▸ **Aim**:
Please repeat only the stretch of records running from the first line through the line that contains "time = np.arange(0, 125, 5)".

START

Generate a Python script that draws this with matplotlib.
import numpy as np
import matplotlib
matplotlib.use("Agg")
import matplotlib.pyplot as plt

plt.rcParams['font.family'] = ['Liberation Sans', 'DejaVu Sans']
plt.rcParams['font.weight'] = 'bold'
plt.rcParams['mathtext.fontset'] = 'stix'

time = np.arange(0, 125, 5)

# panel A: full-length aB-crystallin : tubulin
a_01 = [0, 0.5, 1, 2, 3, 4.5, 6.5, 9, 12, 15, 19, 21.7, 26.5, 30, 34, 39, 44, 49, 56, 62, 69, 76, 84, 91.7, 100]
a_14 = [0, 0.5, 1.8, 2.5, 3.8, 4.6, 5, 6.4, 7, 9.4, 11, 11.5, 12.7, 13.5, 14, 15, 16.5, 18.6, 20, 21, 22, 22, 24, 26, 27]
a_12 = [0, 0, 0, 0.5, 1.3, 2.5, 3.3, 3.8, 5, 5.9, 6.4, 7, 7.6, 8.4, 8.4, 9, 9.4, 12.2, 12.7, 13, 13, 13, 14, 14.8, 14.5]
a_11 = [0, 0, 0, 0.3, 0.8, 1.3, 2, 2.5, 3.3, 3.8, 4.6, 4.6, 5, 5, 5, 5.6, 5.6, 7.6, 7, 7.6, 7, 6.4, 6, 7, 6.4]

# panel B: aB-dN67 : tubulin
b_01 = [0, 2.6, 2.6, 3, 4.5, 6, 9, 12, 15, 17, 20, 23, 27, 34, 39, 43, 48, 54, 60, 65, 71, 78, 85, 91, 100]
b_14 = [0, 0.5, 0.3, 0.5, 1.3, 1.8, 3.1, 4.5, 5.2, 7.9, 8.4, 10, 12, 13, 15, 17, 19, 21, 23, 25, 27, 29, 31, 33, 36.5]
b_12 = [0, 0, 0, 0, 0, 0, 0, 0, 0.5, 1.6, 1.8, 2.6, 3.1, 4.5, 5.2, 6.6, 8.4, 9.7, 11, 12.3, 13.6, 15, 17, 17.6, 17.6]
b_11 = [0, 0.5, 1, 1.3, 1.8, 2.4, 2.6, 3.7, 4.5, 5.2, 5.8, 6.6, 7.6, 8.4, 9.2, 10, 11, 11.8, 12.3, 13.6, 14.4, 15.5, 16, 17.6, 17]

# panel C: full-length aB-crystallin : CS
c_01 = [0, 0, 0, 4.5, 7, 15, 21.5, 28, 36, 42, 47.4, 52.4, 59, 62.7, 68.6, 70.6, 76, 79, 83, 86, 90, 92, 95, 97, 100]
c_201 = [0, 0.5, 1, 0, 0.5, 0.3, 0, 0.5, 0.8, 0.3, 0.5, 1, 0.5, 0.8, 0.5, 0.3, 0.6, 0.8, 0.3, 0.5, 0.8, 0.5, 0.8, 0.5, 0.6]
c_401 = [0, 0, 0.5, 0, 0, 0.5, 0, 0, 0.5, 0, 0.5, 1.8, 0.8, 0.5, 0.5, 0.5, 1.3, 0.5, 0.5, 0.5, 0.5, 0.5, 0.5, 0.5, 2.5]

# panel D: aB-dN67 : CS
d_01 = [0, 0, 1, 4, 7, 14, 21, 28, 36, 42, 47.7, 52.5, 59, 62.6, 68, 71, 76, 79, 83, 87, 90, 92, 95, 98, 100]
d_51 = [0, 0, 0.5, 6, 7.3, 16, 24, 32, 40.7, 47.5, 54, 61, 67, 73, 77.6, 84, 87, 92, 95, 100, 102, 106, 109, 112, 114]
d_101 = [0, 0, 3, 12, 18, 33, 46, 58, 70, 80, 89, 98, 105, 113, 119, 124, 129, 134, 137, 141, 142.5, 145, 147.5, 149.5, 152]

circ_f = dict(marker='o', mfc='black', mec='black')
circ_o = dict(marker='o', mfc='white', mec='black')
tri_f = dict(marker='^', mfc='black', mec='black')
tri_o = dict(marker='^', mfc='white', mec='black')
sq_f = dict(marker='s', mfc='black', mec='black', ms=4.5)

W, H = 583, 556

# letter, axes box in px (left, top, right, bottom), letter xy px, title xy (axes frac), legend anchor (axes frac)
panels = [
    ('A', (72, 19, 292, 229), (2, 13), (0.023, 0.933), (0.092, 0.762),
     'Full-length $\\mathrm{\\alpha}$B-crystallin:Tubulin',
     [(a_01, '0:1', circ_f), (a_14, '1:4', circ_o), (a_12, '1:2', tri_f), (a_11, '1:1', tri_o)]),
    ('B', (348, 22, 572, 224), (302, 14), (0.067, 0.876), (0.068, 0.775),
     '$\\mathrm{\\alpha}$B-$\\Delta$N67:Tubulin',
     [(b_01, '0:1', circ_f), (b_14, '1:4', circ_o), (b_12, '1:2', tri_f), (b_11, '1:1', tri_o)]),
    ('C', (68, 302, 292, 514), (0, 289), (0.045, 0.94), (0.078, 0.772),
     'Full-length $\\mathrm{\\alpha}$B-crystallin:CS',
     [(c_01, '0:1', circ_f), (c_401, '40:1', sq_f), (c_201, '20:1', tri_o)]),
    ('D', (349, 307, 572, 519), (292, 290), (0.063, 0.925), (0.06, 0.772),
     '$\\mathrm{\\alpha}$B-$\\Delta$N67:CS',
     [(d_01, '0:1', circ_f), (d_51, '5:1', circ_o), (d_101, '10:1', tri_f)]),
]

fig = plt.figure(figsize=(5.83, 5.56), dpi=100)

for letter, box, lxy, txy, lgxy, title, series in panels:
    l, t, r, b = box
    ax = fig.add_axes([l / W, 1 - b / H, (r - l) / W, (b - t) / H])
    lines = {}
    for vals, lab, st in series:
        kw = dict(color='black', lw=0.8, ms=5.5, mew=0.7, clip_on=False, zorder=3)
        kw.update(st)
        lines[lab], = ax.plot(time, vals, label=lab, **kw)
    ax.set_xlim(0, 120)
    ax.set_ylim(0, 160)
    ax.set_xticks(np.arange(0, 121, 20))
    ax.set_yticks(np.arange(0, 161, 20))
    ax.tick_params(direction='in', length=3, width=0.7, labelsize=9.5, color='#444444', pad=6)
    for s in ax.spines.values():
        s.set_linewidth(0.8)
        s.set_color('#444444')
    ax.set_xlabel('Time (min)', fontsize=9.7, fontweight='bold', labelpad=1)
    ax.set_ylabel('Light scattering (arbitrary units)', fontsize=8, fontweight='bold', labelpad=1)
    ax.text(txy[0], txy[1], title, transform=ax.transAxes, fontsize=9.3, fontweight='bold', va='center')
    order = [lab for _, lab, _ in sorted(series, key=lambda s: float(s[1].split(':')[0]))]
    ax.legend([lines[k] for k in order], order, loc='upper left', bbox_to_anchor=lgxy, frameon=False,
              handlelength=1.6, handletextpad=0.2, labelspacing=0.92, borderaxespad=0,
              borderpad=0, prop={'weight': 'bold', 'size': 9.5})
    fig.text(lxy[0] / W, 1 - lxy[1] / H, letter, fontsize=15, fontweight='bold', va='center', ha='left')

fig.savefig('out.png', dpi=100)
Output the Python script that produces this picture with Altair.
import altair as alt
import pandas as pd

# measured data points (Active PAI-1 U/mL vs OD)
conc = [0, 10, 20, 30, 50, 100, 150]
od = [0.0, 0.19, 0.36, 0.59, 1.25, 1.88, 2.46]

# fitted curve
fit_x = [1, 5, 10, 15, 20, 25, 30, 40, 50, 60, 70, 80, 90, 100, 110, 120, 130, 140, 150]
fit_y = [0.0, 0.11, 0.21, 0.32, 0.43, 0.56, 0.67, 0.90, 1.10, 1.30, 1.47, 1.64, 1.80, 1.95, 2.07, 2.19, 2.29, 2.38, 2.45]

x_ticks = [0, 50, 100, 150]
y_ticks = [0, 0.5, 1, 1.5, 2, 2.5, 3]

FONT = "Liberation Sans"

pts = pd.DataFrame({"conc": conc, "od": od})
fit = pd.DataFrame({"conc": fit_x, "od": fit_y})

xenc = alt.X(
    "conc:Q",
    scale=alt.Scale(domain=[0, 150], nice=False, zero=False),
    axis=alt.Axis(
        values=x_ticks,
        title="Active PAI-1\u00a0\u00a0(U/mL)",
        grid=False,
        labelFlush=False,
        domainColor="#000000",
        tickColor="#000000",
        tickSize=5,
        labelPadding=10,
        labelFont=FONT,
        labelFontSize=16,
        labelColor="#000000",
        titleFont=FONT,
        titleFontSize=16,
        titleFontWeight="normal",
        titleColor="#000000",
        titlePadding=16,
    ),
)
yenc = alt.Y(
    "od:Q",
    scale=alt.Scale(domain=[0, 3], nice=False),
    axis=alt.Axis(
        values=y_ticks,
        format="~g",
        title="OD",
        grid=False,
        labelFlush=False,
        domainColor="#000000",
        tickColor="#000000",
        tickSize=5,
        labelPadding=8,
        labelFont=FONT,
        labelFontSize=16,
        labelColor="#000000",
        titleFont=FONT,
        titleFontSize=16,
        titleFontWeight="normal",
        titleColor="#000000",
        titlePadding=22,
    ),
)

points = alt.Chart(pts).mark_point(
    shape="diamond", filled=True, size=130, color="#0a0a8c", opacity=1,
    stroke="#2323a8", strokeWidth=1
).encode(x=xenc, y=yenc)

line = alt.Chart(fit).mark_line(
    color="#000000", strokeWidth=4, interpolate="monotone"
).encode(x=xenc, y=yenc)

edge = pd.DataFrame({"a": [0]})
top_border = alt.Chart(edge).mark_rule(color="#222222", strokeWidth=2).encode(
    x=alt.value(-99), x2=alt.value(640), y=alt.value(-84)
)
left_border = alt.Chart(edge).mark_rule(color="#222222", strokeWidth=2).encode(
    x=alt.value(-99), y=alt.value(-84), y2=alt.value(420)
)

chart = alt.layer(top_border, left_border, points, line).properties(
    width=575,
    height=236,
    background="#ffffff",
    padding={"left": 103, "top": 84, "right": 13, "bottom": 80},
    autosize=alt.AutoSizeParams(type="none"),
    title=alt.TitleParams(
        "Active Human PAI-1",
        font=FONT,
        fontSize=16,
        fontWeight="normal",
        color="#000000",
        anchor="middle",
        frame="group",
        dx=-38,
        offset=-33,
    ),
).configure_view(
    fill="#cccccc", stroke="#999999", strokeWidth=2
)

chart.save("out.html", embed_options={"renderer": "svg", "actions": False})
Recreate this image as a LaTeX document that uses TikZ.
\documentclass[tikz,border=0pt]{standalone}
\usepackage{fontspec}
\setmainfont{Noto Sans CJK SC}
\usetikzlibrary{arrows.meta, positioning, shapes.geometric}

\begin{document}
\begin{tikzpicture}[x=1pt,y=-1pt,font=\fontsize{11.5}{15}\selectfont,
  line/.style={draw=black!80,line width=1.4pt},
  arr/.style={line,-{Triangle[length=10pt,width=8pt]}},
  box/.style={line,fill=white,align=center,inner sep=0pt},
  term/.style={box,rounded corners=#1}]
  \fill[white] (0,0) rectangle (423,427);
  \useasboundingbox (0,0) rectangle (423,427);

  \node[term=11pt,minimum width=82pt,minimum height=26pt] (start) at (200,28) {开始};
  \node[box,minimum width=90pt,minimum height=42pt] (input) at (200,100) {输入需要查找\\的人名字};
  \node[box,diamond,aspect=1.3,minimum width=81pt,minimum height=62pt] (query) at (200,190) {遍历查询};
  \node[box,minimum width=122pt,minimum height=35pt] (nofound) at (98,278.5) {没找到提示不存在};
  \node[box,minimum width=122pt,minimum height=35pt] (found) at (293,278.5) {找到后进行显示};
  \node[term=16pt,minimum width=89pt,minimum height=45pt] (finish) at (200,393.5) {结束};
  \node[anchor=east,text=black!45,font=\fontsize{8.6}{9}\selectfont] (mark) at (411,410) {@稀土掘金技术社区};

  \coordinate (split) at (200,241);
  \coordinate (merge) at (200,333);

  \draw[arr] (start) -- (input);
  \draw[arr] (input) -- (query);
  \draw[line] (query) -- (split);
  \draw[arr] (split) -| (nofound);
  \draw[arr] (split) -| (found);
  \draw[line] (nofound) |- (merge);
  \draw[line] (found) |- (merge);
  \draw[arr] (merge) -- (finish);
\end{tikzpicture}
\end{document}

END

▸ **Solution for this exercise**:
Generate a Python script that draws this with matplotlib.
import numpy as np
import matplotlib
matplotlib.use("Agg")
import matplotlib.pyplot as plt

plt.rcParams['font.family'] = ['Liberation Sans', 'DejaVu Sans']
plt.rcParams['font.weight'] = 'bold'
plt.rcParams['mathtext.fontset'] = 'stix'

time = np.arange(0, 125, 5)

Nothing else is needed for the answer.